Duas irmãs foram identificadas como responsáveis pelo local: Simone de Elisandra Ramos, a proprietária, e Márcia Jaqueline Ramos a “cuidadora”, diz a polícia.
Ambas estão presas preventivamente e se tornaram rés na Justiça por tortura e outros crimes,
Segundo o delegado, ainda não se sabe se os familiares dos abrigados sabiam das condições em que eles estavam submetidos.
“Encontram-se pendentes alguns pedidos de colaboração em algumas outras unidades policiais. Tão logo tenhamos essas respostas, podemos estar deliberando e eventualmente instaurando novo procedimento policial para apurar a ocorrência do delito de abandono de pessoa idosa”, explica.
Até a publicação desta reportagem, apenas Simone possuía defesa formada, que afirma que vai se manifestar apenas nos autos do processo.
Rés por tortura
O Ministério Público do Paraná (MP-PR) denunciou Simone e Márcia na sexta-feira (19) e a denúncia foi aceita pelo Tribunal de Justiça do Paraná (TJ-PR) no mesmo dia.
No sistema Processo Eletrônico do Judiciário do Paraná (Projudi), o assunto principal da ação consta como crimes de tortura. Nos assuntos secundários, são listados maus-tratos, lesão cometida em razão da condição de mulher, violência doméstica contra a mulher, falsa identidade e crimes previstos no Estatuto do Idoso.

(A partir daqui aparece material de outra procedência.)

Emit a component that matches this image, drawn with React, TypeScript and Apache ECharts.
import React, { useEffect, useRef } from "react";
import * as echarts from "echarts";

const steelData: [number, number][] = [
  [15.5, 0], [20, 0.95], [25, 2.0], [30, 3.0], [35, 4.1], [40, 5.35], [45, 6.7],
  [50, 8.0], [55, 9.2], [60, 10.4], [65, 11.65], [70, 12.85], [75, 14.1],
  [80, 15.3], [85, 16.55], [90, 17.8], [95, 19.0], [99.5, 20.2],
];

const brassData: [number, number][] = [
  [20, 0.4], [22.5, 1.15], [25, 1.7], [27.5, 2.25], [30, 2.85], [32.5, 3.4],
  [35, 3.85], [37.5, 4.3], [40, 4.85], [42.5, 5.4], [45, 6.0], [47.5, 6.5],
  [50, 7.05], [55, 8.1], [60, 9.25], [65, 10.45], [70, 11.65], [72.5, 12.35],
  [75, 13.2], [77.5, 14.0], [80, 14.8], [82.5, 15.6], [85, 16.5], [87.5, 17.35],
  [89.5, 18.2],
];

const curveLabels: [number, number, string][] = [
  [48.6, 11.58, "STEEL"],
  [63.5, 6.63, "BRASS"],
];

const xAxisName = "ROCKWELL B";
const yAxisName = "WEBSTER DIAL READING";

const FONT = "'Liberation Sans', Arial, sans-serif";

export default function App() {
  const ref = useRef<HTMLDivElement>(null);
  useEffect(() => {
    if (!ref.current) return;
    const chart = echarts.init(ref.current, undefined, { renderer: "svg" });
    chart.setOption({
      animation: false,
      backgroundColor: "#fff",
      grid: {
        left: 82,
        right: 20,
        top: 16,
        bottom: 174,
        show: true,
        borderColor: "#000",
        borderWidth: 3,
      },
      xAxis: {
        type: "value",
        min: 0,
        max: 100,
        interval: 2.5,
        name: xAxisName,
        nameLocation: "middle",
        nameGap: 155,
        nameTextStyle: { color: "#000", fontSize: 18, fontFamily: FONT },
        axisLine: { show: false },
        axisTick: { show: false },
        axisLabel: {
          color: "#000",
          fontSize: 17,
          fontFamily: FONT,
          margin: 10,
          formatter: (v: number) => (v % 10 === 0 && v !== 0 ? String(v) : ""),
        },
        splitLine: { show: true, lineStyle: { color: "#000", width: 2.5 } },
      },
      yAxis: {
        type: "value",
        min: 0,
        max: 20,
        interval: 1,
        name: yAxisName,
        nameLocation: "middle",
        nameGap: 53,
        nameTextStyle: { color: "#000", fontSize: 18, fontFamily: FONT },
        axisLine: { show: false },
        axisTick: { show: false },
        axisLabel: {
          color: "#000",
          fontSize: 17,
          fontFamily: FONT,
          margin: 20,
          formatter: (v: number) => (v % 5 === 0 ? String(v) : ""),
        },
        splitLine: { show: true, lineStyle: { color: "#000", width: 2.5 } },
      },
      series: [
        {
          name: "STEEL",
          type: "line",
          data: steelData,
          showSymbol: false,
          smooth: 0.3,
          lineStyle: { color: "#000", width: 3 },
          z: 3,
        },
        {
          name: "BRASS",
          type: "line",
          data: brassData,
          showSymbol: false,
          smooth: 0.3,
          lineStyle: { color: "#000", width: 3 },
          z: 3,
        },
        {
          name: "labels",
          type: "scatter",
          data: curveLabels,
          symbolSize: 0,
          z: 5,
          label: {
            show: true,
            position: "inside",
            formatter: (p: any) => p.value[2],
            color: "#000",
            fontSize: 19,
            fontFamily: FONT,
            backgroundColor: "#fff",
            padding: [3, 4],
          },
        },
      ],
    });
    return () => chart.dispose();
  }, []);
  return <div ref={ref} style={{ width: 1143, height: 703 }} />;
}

Entre eles, estão deixar de prestar assistência ou dificultar acesso à saúde e expor a perigo a integridade e a saúde da pessoa idosa, submetendo-a a condições desumanas ou degradantes ou privando-a de alimentos e cuidados indispensáveis.
Segundo o MP-PR, as irmãs recebiam valores entre um salário mínimo e R$ 1,9 mil de familiares de cada um dos idosos abrigados e cartões de contas bancárias e de benefícios de idosos que eram mantidos no abrigo foram encontrados com elas.

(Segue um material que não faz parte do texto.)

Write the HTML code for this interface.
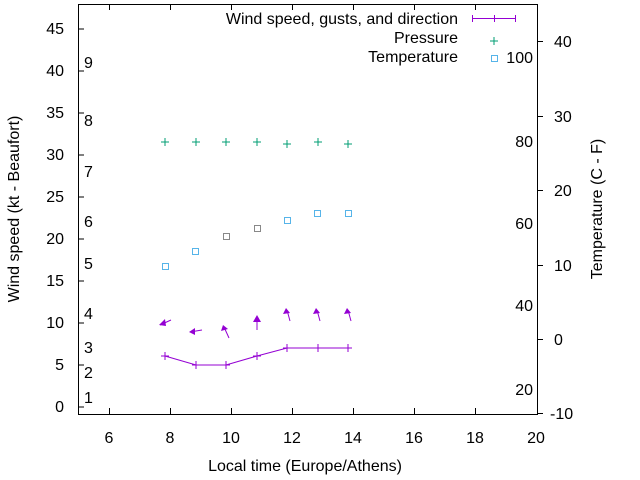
<!DOCTYPE html>
<html><head><style>body{margin:0;background:#fff}svg{display:block}text{font-family:"Liberation Sans",sans-serif;font-size:16px;fill:#000}</style></head><body>
<svg width="640" height="480" xmlns="http://www.w3.org/2000/svg">
<g stroke="#000" stroke-width="1" fill="none">
<rect x="78.5" y="4.5" width="459" height="410"/>
<path d="M78 407h6M78 365h6M78 323h6M78 281h6M78 239h6M78 197h6M78 155h6M78 113h6M78 71h6M78 29h6"/>
<path d="M109.5 414v-6M170.5 414v-6M231.5 414v-6M292.5 414v-6M353.5 414v-6M414.5 414v-6M475.5 414v-6M109.5 4v6M170.5 4v6M231.5 4v6M292.5 4v6M353.5 4v6M414.5 4v6M475.5 4v6"/>
<path d="M537 41.5h6M537 116.5h6M537 190.5h6M537 265.5h6M537 339.5h6M537 413.5h6"/>
</g>
<g text-anchor="end">
<text x="64" y="412">0</text><text x="64" y="370">5</text><text x="64" y="328">10</text><text x="64" y="286">15</text><text x="64" y="244">20</text><text x="64" y="202">25</text><text x="64" y="160">30</text><text x="64" y="118">35</text><text x="64" y="76">40</text><text x="64" y="34">45</text>
</g>
<g text-anchor="middle">
<text x="109" y="443">6</text><text x="170" y="443">8</text><text x="231" y="443">10</text><text x="292" y="443">12</text><text x="353" y="443">14</text><text x="414" y="443">16</text><text x="475" y="443">18</text><text x="536" y="443">20</text>
<text x="305" y="471">Local time (Europe/Athens)</text>
</g>
<g>
<text x="554" y="47">40</text><text x="554" y="122">30</text><text x="554" y="196">20</text><text x="554" y="271">10</text><text x="554" y="345">0</text><text x="550" y="419">-10</text>
</g>
<g>
<text x="84" y="403">1</text><text x="84" y="378">2</text><text x="84" y="353">3</text><text x="84" y="319">4</text><text x="84" y="269">5</text><text x="84" y="227">6</text><text x="84" y="177">7</text><text x="84" y="126">8</text><text x="84" y="68">9</text>
</g>
<g text-anchor="end">
<text x="533" y="395">20</text><text x="533" y="311">40</text><text x="533" y="229">60</text><text x="533" y="147">80</text><text x="533" y="63">100</text>
</g>
<text transform="translate(19,209) rotate(-90)" text-anchor="middle">Wind speed (kt - Beaufort)</text>
<text transform="translate(602,209) rotate(-90)" text-anchor="middle">Temperature (C - F)</text>
<g text-anchor="end">
<text x="458" y="24">Wind speed, gusts, and direction</text>
<text x="458" y="43">Pressure</text>
<text x="458" y="62">Temperature</text>
</g>
<g stroke="#9400d3" fill="none" stroke-width="1">
<path d="M472 18.5h44M472.5 15v7M494.5 15v7M515.5 15v7"/>
<polyline points="165,356 196,365 226,365 257,356 287,348 318,348 348,348"/>
<path d="M165 352v8M161 356h8M196 361v8M192 365h8M226 361v8M222 365h8M257 352v8M253 356h8M287 344v8M283 348h8M318 344v8M314 348h8M348 344v8M344 348h8"/>
<path d="M171 320L160 325M202 330L190 332M229 338L224 327M257 330L257 318M290 321L287 310M320 321L317 310M351 321L348 310"/>
</g>
<g fill="#9400d3">
<polygon points="159,325 165,319 166,326"/><polygon points="189,332 195,328 195,335"/><polygon points="223,325 221,331 228,329"/><polygon points="257,315 253,322 261,322"/><polygon points="286,308 283,314 290,313"/><polygon points="316,308 313,314 320,313"/><polygon points="347,308 344,314 351,313"/>
</g>
<g stroke="#009e73" stroke-width="1">
<path d="M494 37v8M490 41h8"/>
<path d="M165 138v8M161 142h8M196 138v8M192 142h8M226 138v8M222 142h8M257 138v8M253 142h8M287 140v8M283 144h8M318 138v8M314 142h8M348 140v8M344 144h8"/>
</g>
<g fill="none" stroke="#56b4e9">
<rect x="491.5" y="55.5" width="6" height="6"/>
<rect x="162.5" y="263.5" width="6" height="6"/><rect x="192.5" y="248.5" width="6" height="6"/><rect x="284.5" y="217.5" width="6" height="6"/><rect x="314.5" y="210.5" width="6" height="6"/><rect x="345.5" y="210.5" width="6" height="6"/>
</g>
<g fill="none" stroke="#888">
<rect x="223.5" y="233.5" width="6" height="6"/><rect x="254.5" y="225.5" width="6" height="6"/>
</g>
</svg>
</body></html>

Além da condenação, o Ministério Público solicita na denúncia que seja fixado pelo Judiciário a obrigação de pagamento de quantia referente aos danos morais causados às vítimas.
Como estão as vítimas
As vítimas foram encaminhadas para acolhimento pela rede de proteção e assistência social do município. Alguns deles alegavam ser de Colombo, na Região Metropolitana de Curitiba, por isso, foram encaminhados à cidade.

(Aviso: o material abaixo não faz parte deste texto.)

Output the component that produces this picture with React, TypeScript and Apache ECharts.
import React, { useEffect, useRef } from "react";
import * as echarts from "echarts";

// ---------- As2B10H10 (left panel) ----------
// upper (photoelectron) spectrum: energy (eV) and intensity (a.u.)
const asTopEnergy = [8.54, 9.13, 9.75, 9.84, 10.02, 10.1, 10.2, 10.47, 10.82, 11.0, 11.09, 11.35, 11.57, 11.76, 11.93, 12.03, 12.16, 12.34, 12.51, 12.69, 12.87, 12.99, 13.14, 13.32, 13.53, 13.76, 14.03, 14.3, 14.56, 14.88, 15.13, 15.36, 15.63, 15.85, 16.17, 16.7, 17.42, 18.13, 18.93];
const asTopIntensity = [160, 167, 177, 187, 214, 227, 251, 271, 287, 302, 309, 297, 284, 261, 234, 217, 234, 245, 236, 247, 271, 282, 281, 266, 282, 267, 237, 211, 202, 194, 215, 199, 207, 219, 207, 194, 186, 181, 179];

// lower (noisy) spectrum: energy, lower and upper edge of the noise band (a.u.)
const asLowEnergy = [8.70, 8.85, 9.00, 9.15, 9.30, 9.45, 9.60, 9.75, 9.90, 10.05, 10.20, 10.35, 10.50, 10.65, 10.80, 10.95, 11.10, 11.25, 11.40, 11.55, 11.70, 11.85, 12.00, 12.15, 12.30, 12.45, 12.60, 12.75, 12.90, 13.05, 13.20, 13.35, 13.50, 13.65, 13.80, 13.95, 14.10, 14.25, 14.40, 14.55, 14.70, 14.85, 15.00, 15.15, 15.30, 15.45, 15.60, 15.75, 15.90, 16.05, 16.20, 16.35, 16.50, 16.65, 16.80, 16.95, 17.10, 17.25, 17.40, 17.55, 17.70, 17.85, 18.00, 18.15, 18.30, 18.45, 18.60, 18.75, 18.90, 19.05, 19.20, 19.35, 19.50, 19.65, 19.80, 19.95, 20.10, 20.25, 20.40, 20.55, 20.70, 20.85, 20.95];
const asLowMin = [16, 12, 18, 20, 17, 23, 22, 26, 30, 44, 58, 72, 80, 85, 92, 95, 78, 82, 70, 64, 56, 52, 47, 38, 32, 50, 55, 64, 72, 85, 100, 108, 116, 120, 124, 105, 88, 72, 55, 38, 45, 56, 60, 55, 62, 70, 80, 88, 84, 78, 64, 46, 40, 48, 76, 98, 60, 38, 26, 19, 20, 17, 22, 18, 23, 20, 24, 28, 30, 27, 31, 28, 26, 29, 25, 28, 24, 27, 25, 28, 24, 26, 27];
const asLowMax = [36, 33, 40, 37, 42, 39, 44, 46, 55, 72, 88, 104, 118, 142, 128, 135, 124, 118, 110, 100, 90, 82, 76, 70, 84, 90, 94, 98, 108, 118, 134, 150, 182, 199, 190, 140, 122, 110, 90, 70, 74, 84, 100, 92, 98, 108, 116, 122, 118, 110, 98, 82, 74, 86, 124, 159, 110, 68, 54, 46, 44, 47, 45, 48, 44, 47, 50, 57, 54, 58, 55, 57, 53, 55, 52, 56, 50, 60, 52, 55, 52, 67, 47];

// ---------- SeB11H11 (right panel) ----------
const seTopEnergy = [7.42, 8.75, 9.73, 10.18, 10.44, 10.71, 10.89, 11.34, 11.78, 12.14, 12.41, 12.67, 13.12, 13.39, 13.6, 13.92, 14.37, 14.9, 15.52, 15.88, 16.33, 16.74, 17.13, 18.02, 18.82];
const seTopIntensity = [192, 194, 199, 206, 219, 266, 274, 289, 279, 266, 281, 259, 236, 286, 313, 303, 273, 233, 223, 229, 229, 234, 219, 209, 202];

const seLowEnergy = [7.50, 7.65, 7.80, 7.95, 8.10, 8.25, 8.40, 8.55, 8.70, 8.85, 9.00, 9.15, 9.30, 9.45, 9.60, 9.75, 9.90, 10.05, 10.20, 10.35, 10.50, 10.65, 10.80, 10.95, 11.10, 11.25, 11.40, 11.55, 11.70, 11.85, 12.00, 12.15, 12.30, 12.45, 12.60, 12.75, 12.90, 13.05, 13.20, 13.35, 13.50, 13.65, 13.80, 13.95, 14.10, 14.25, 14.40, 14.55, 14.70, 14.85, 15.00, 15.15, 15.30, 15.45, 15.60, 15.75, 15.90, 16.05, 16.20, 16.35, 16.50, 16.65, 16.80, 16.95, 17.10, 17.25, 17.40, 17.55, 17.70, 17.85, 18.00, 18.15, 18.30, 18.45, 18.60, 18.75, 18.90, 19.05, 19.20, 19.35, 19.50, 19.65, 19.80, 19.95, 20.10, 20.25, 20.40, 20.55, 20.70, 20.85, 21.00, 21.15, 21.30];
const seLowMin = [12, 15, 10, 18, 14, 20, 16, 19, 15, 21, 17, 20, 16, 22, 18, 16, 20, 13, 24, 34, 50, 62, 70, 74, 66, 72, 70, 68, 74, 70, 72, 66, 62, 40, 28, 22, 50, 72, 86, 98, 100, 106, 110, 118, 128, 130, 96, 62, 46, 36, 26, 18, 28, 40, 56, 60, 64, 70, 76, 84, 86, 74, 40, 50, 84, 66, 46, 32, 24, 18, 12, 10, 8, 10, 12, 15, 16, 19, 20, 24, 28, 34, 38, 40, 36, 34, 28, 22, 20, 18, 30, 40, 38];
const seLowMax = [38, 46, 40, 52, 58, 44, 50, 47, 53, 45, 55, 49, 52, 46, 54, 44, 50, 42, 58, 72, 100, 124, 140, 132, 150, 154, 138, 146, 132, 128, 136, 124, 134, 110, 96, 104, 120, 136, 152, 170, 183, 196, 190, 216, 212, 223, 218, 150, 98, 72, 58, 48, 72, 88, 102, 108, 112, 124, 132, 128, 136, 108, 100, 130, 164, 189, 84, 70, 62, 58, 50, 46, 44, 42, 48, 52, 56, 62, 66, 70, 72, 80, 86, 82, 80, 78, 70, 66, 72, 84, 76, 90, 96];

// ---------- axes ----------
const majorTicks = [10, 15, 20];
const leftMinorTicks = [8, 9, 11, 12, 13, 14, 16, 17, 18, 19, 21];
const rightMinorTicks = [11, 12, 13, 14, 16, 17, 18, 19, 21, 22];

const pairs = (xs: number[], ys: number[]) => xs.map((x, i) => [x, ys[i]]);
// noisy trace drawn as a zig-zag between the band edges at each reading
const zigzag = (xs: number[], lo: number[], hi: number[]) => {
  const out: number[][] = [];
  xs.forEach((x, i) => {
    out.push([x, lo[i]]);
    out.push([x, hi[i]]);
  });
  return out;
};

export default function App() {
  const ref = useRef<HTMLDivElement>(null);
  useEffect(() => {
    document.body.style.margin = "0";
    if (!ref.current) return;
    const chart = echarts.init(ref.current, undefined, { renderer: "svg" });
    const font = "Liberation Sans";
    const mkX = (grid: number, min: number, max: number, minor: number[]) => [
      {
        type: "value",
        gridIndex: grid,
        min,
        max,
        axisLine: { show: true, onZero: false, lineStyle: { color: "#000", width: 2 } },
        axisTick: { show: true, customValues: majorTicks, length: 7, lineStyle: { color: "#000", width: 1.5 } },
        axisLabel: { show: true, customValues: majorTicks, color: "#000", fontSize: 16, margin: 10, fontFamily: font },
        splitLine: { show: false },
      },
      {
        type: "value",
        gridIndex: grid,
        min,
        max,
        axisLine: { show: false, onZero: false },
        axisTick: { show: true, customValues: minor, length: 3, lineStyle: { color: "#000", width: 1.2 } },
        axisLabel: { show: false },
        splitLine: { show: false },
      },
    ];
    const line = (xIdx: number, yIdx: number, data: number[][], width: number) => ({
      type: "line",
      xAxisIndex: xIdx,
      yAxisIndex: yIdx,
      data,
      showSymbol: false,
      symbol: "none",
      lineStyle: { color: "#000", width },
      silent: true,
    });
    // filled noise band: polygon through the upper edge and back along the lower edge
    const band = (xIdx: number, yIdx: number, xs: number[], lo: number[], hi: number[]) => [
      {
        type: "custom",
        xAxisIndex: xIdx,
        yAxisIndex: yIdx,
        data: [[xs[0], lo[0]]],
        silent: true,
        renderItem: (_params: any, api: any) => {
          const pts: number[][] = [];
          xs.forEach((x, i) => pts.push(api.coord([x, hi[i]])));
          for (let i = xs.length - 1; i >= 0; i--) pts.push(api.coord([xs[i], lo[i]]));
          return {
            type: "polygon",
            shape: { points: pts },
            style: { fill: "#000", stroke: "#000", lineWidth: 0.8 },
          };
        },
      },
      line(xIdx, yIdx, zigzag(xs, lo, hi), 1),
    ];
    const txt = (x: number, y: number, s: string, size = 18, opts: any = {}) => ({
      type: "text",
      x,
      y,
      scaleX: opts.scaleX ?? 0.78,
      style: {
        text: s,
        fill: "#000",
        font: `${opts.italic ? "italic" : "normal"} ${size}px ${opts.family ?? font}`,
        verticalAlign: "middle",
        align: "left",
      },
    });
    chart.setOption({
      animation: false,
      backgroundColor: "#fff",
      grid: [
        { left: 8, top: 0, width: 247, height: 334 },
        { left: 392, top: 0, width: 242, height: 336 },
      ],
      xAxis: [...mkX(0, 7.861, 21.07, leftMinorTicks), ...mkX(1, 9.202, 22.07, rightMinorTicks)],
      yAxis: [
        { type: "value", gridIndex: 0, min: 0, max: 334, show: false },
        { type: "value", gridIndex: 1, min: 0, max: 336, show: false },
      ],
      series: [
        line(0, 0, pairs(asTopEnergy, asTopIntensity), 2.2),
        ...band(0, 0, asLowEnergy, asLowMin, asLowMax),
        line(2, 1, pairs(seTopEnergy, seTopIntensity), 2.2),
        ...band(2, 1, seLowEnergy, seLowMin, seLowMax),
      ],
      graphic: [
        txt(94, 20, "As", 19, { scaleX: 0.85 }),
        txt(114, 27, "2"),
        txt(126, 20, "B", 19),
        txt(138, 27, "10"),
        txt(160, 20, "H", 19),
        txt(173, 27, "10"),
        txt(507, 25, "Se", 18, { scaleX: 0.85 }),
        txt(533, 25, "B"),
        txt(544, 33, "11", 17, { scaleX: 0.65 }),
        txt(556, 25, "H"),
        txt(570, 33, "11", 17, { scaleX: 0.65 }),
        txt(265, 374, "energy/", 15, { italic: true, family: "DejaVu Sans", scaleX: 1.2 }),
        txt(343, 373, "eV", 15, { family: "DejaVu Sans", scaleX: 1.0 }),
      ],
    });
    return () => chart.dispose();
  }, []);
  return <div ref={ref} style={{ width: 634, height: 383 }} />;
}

De acordo com informações apuradas pela RPC, sete vítimas estão com as próprias famílias e duas continuam no sistema de acolhimento de Colombo.
Piso escorregadio, falta de comida e remédios desorganizados
De acordo com a denúncia, o local onde o abrigo funcionava tinha uma série de descumprimentos à legislação e oferecia diversos riscos aos abrigados.
Conforme o MP-PR, o piso era escorregadio, não contava com estrutura antiderrapante ou barras de apoio, possuía escadas e muitos desníveis.
Os idosos também eram privados de acesso adequado à alimentação e condições de repouso, uma vez que o espaço não tinha camas e eles dormiam em colchões espalhados pelo chão.
As investigações apuraram ainda que os remédios dos abrigados eram mantidos em cima de uma geladeira, desorganizados e sem qualquer tipo de identificação. Dessa forma, segundo o MP-PR, os idosos ficavam expostos ao risco de os acessarem sem qualquer orientação ou prescrição.
Além disso, conforme o órgão, os internos não recebiam acompanhamentos médicos.
Na denúncia, a Promotoria de Justiça aponta que todos os idosos foram encontrados em situação de “extrema vulnerabilidade, sendo que três deles necessitaram de atendimento médico em razão de desidratação, pressão arterial alta e devido ao estado físico debilitado e também emocional muito abalado”.